The first Terraform config everyone writes is a straight list of resource blocks: one bucket, one instance, one security group rule. It works, and then it stops scaling the moment you need three of something, or ten, or one per environment. The reflex is to copy-paste the block and tweak a name, which quietly becomes the worst thing in your codebase - a wall of near-identical HCL where a change has to be made in twelve places and one of them gets missed. Terraform has meta-arguments that live on any resource to handle exactly this: count and for_each to stamp out many copies, depends_on to force ordering, lifecycle to control how replacements happen, and dynamic blocks for repeatable nested config. This guide covers when to use each, and the reindexing trap that catches almost everyone once.
count: the index-based loop
count is the simpler of the two loops. Set count = N on a resource and Terraform creates N copies, each identified by a numeric index starting at zero. Inside the block you reference count.index to make each copy slightly different.
resource "aws_instance" "worker" {
count = 3
ami = "ami-0abcd1234"
instance_type = "t3.small"
tags = {
Name = "worker-${count.index}"
}
}
That gives you worker-0, worker-1, and worker-2. You address them as a list: aws_instance.worker[0], aws_instance.worker[1], and so on, and aws_instance.worker (no index) is the whole list, which is handy for wiring outputs.
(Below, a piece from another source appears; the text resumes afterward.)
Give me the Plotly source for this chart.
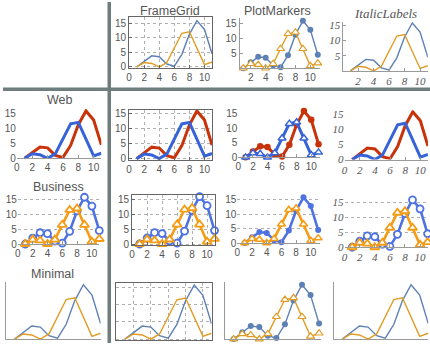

count is also the idiomatic way to make a resource conditional. There is no if on a resource, so you set the count to 1 or 0:
resource "aws_eip" "nat" {
count = var.enable_nat ? 1 : 0
domain = "vpc"
}
When the flag is off you get zero copies and the resource simply does not exist.
The reindexing trap
Here is the gotcha that bites everyone eventually. count tracks resources by their position in the list, not by any stable identity. So imagine you have three instances and you remove the middle one - say you change a list from ["a", "b", "c"] to ["a", "c"] and drive count off its length.
Terraform does not think "delete b." It thinks in terms of indices. Index 0 was a and still is a, fine. But index 1 was b and is now c, and index 2 (c) no longer exists. So the plan is: modify index 1 in place from b to c, and destroy index 2. For real infrastructure that usually means destroying and recreating c for no reason, taking an outage with it, all because you removed an element earlier in the list.
This is the single biggest reason to reach for for_each instead. Use count when the instances are genuinely interchangeable and you only ever grow or shrink from the end - a fixed pool of identical workers, or a simple on/off toggle. The moment the items have identity, count is a liability.
for_each: stable keys over a map or set
for_each iterates over a map or a set of strings, and each instance is keyed by its map key (or set value) rather than a position. That key is stable: it does not shift when other elements come and go. This is what makes for_each the default choice for anything that matters.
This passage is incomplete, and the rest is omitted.